Repeat the material below word for word and leave out all pictures.
━━━━━ Material
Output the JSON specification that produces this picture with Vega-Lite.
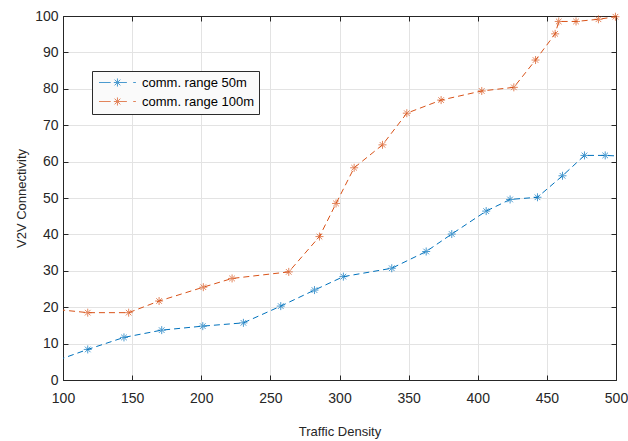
{
  "$schema": "https://vega.github.io/schema/vega-lite/v6.json",
  "width": 553,
  "height": 364,
  "autosize": {"type": "none"},
  "padding": {"left": 63, "top": 16, "right": 12, "bottom": 61},
  "background": "white",
  "config": {
    "view": {"stroke": "#262626", "strokeWidth": 1},
    "font": "Liberation Sans",
    "axis": {
      "labelFont": "Liberation Sans",
      "titleFont": "Liberation Sans",
      "labelColor": "#262626",
      "titleColor": "#262626",
      "domainColor": "#262626",
      "tickColor": "#262626",
      "labelFontSize": 14,
      "titleFontSize": 13,
      "titleFontWeight": "normal",
      "tickSize": -5,
      "labelFlush": false,
      "gridColor": "#E3E3E3",
      "gridWidth": 1
    }
  },
  "data": {
    "values": [
      {"density": 90, "conn": 4.6, "series": "comm. range 50m"},
      {"density": 117.9, "conn": 8.4, "series": "comm. range 50m"},
      {"density": 144.1, "conn": 11.7, "series": "comm. range 50m"},
      {"density": 171.4, "conn": 13.7, "series": "comm. range 50m"},
      {"density": 201.1, "conn": 14.8, "series": "comm. range 50m"},
      {"density": 230.5, "conn": 15.7, "series": "comm. range 50m"},
      {"density": 257.5, "conn": 20.3, "series": "comm. range 50m"},
      {"density": 281.9, "conn": 24.7, "series": "comm. range 50m"},
      {"density": 302.8, "conn": 28.4, "series": "comm. range 50m"},
      {"density": 337.8, "conn": 30.7, "series": "comm. range 50m"},
      {"density": 362.7, "conn": 35.3, "series": "comm. range 50m"},
      {"density": 381.2, "conn": 40.1, "series": "comm. range 50m"},
      {"density": 406.1, "conn": 46.4, "series": "comm. range 50m"},
      {"density": 423.4, "conn": 49.6, "series": "comm. range 50m"},
      {"density": 443.2, "conn": 50.2, "series": "comm. range 50m"},
      {"density": 461.3, "conn": 56.1, "series": "comm. range 50m"},
      {"density": 477.2, "conn": 61.7, "series": "comm. range 50m"},
      {"density": 492.2, "conn": 61.7, "series": "comm. range 50m"},
      {"density": 510, "conn": 61.4, "series": "comm. range 50m"},
      {"density": 90, "conn": 19.6, "series": "comm. range 100m"},
      {"density": 117.9, "conn": 18.5, "series": "comm. range 100m"},
      {"density": 147.5, "conn": 18.5, "series": "comm. range 100m"},
      {"density": 169.5, "conn": 21.7, "series": "comm. range 100m"},
      {"density": 201.5, "conn": 25.5, "series": "comm. range 100m"},
      {"density": 222.3, "conn": 27.9, "series": "comm. range 100m"},
      {"density": 263.3, "conn": 29.7, "series": "comm. range 100m"},
      {"density": 285.5, "conn": 39.4, "series": "comm. range 100m"},
      {"density": 297.5, "conn": 48.5, "series": "comm. range 100m"},
      {"density": 310.6, "conn": 58.3, "series": "comm. range 100m"},
      {"density": 331.1, "conn": 64.6, "series": "comm. range 100m"},
      {"density": 348.7, "conn": 73.3, "series": "comm. range 100m"},
      {"density": 373.5, "conn": 76.9, "series": "comm. range 100m"},
      {"density": 402.9, "conn": 79.4, "series": "comm. range 100m"},
      {"density": 426.1, "conn": 80.4, "series": "comm. range 100m"},
      {"density": 441.8, "conn": 87.9, "series": "comm. range 100m"},
      {"density": 456.0, "conn": 95.1, "series": "comm. range 100m"},
      {"density": 458.6, "conn": 98.5, "series": "comm. range 100m"},
      {"density": 471.1, "conn": 98.5, "series": "comm. range 100m"},
      {"density": 487.3, "conn": 99.1, "series": "comm. range 100m"},
      {"density": 499.6, "conn": 99.8, "series": "comm. range 100m"}
    ]
  },
  "resolve": {"axis": {"x": "independent", "y": "independent"}},
  "layer": [
    {
      "mark": {"type": "line", "clip": true, "strokeDash": [6, 4], "strokeWidth": 1},
      "encoding": {
        "x": {
          "field": "density", "type": "quantitative",
          "scale": {"domain": [100, 500], "nice": false, "zero": false},
          "axis": {"values": [100, 150, 200, 250, 300, 350, 400, 450, 500], "title": "Traffic Density", "labelPadding": 16, "titlePadding": 20, "grid": true}
        },
        "y": {
          "field": "conn", "type": "quantitative",
          "scale": {"domain": [0, 100], "nice": false},
          "axis": {"values": [0, 10, 20, 30, 40, 50, 60, 70, 80, 90, 100], "title": "V2V Connectivity", "labelPadding": 10, "titlePadding": 6, "grid": true}
        },
        "color": {
          "field": "series", "type": "nominal",
          "sort": ["comm. range 50m", "comm. range 100m"],
          "scale": {"domain": ["comm. range 50m", "comm. range 100m"], "range": ["#0072BD", "#D95319"]},
          "legend": {
            "title": null,
            "orient": "none",
            "legendX": 29,
            "legendY": 55,
            "symbolType": "M-1,0L1.6,0M2.3,0L5.2,0M6.6,0L7.2,0M3.1,-0.9L3.1,0.9M2.46,-0.64L3.74,0.64M2.46,0.64L3.74,-0.64",
            "symbolSize": 81,
            "symbolStrokeWidth": 1,
            "symbolFillColor": "transparent",
            "labelOffset": 32,
            "labelFont": "Liberation Sans",
            "labelFontSize": 13,
            "labelColor": "#000000",
            "rowPadding": 5,
            "padding": 5,
            "fillColor": "#FAFAFA",
            "strokeColor": "#2B2B2B"
          }
        }
      }
    },
    {
      "transform": [{"filter": "datum.density >= 100 && datum.density <= 500"}],
      "mark": {"type": "point", "filled": false, "strokeWidth": 1, "size": 64, "shape": "M-1,0L1,0M0,-1L0,1M-0.7,-0.7L0.7,0.7M-0.7,0.7L0.7,-0.7"},
      "encoding": {
        "x": {
          "field": "density", "type": "quantitative",
          "scale": {"domain": [100, 500], "nice": false, "zero": false},
          "axis": {"orient": "top", "values": [100, 150, 200, 250, 300, 350, 400, 450, 500], "labels": false, "title": null, "grid": false}
        },
        "y": {
          "field": "conn", "type": "quantitative",
          "scale": {"domain": [0, 100], "nice": false},
          "axis": {"orient": "right", "values": [0, 10, 20, 30, 40, 50, 60, 70, 80, 90, 100], "labels": false, "title": null, "grid": false}
        },
        "color": {"field": "series", "type": "nominal", "sort": ["comm. range 50m", "comm. range 100m"]}
      }
    }
  ]
}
━━━━━━━━━━
### Answer for the task
Output the JSON specification that produces this picture with Vega-Lite.
{
  "$schema": "https://vega.github.io/schema/vega-lite/v6.json",
  "width": 553,
  "height": 364,
  "autosize": {"type": "none"},
  "padding": {"left": 63, "top": 16, "right": 12, "bottom": 61},
  "background": "white",
  "config": {
    "view": {"stroke": "#262626", "strokeWidth": 1},
    "font": "Liberation Sans",
    "axis": {
      "labelFont": "Liberation Sans",
      "titleFont": "Liberation Sans",
      "labelColor": "#262626",
      "titleColor": "#262626",
      "domainColor": "#262626",
      "tickColor": "#262626",
      "labelFontSize": 14,
      "titleFontSize": 13,
      "titleFontWeight": "normal",
      "tickSize": -5,
      "labelFlush": false,
      "gridColor": "#E3E3E3",
      "gridWidth": 1
    }
  },
  "data": {
    "values": [
      {"density": 90, "conn": 4.6, "series": "comm. range 50m"},
      {"density": 117.9, "conn": 8.4, "series": "comm. range 50m"},
      {"density": 144.1, "conn": 11.7, "series": "comm. range 50m"},
      {"density": 171.4, "conn": 13.7, "series": "comm. range 50m"},
      {"density": 201.1, "conn": 14.8, "series": "comm. range 50m"},
      {"density": 230.5, "conn": 15.7, "series": "comm. range 50m"},
      {"density": 257.5, "conn": 20.3, "series": "comm. range 50m"},
      {"density": 281.9, "conn": 24.7, "series": "comm. range 50m"},
      {"density": 302.8, "conn": 28.4, "series": "comm. range 50m"},
      {"density": 337.8, "conn": 30.7, "series": "comm. range 50m"},
      {"density": 362.7, "conn": 35.3, "series": "comm. range 50m"},
      {"density": 381.2, "conn": 40.1, "series": "comm. range 50m"},
      {"density": 406.1, "conn": 46.4, "series": "comm. range 50m"},
      {"density": 423.4, "conn": 49.6, "series": "comm. range 50m"},
      {"density": 443.2, "conn": 50.2, "series": "comm. range 50m"},
      {"density": 461.3, "conn": 56.1, "series": "comm. range 50m"},
      {"density": 477.2, "conn": 61.7, "series": "comm. range 50m"},
      {"density": 492.2, "conn": 61.7, "series": "comm. range 50m"},
      {"density": 510, "conn": 61.4, "series": "comm. range 50m"},
      {"density": 90, "conn": 19.6, "series": "comm. range 100m"},
      {"density": 117.9, "conn": 18.5, "series": "comm. range 100m"},
      {"density": 147.5, "conn": 18.5, "series": "comm. range 100m"},
      {"density": 169.5, "conn": 21.7, "series": "comm. range 100m"},
      {"density": 201.5, "conn": 25.5, "series": "comm. range 100m"},
      {"density": 222.3, "conn": 27.9, "series": "comm. range 100m"},
      {"density": 263.3, "conn": 29.7, "series": "comm. range 100m"},
      {"density": 285.5, "conn": 39.4, "series": "comm. range 100m"},
      {"density": 297.5, "conn": 48.5, "series": "comm. range 100m"},
      {"density": 310.6, "conn": 58.3, "series": "comm. range 100m"},
      {"density": 331.1, "conn": 64.6, "series": "comm. range 100m"},
      {"density": 348.7, "conn": 73.3, "series": "comm. range 100m"},
      {"density": 373.5, "conn": 76.9, "series": "comm. range 100m"},
      {"density": 402.9, "conn": 79.4, "series": "comm. range 100m"},
      {"density": 426.1, "conn": 80.4, "series": "comm. range 100m"},
      {"density": 441.8, "conn": 87.9, "series": "comm. range 100m"},
      {"density": 456.0, "conn": 95.1, "series": "comm. range 100m"},
      {"density": 458.6, "conn": 98.5, "series": "comm. range 100m"},
      {"density": 471.1, "conn": 98.5, "series": "comm. range 100m"},
      {"density": 487.3, "conn": 99.1, "series": "comm. range 100m"},
      {"density": 499.6, "conn": 99.8, "series": "comm. range 100m"}
    ]
  },
  "resolve": {"axis": {"x": "independent", "y": "independent"}},
  "layer": [
    {
      "mark": {"type": "line", "clip": true, "strokeDash": [6, 4], "strokeWidth": 1},
      "encoding": {
        "x": {
          "field": "density", "type": "quantitative",
          "scale": {"domain": [100, 500], "nice": false, "zero": false},
          "axis": {"values": [100, 150, 200, 250, 300, 350, 400, 450, 500], "title": "Traffic Density", "labelPadding": 16, "titlePadding": 20, "grid": true}
        },
        "y": {
          "field": "conn", "type": "quantitative",
          "scale": {"domain": [0, 100], "nice": false},
          "axis": {"values": [0, 10, 20, 30, 40, 50, 60, 70, 80, 90, 100], "title": "V2V Connectivity", "labelPadding": 10, "titlePadding": 6, "grid": true}
        },
        "color": {
          "field": "series", "type": "nominal",
          "sort": ["comm. range 50m", "comm. range 100m"],
          "scale": {"domain": ["comm. range 50m", "comm. range 100m"], "range": ["#0072BD", "#D95319"]},
          "legend": {
            "title": null,
            "orient": "none",
            "legendX": 29,
            "legendY": 55,
            "symbolType": "M-1,0L1.6,0M2.3,0L5.2,0M6.6,0L7.2,0M3.1,-0.9L3.1,0.9M2.46,-0.64L3.74,0.64M2.46,0.64L3.74,-0.64",
            "symbolSize": 81,
            "symbolStrokeWidth": 1,
            "symbolFillColor": "transparent",
            "labelOffset": 32,
            "labelFont": "Liberation Sans",
            "labelFontSize": 13,
            "labelColor": "#000000",
            "rowPadding": 5,
            "padding": 5,
            "fillColor": "#FAFAFA",
            "strokeColor": "#2B2B2B"
          }
        }
      }
    },
    {
      "transform": [{"filter": "datum.density >= 100 && datum.density <= 500"}],
      "mark": {"type": "point", "filled": false, "strokeWidth": 1, "size": 64, "shape": "M-1,0L1,0M0,-1L0,1M-0.7,-0.7L0.7,0.7M-0.7,0.7L0.7,-0.7"},
      "encoding": {
        "x": {
          "field": "density", "type": "quantitative",
          "scale": {"domain": [100, 500], "nice": false, "zero": false},
          "axis": {"orient": "top", "values": [100, 150, 200, 250, 300, 350, 400, 450, 500], "labels": false, "title": null, "grid": false}
        },
        "y": {
          "field": "conn", "type": "quantitative",
          "scale": {"domain": [0, 100], "nice": false},
          "axis": {"orient": "right", "values": [0, 10, 20, 30, 40, 50, 60, 70, 80, 90, 100], "labels": false, "title": null, "grid": false}
        },
        "color": {"field": "series", "type": "nominal", "sort": ["comm. range 50m", "comm. range 100m"]}
      }
    }
  ]
}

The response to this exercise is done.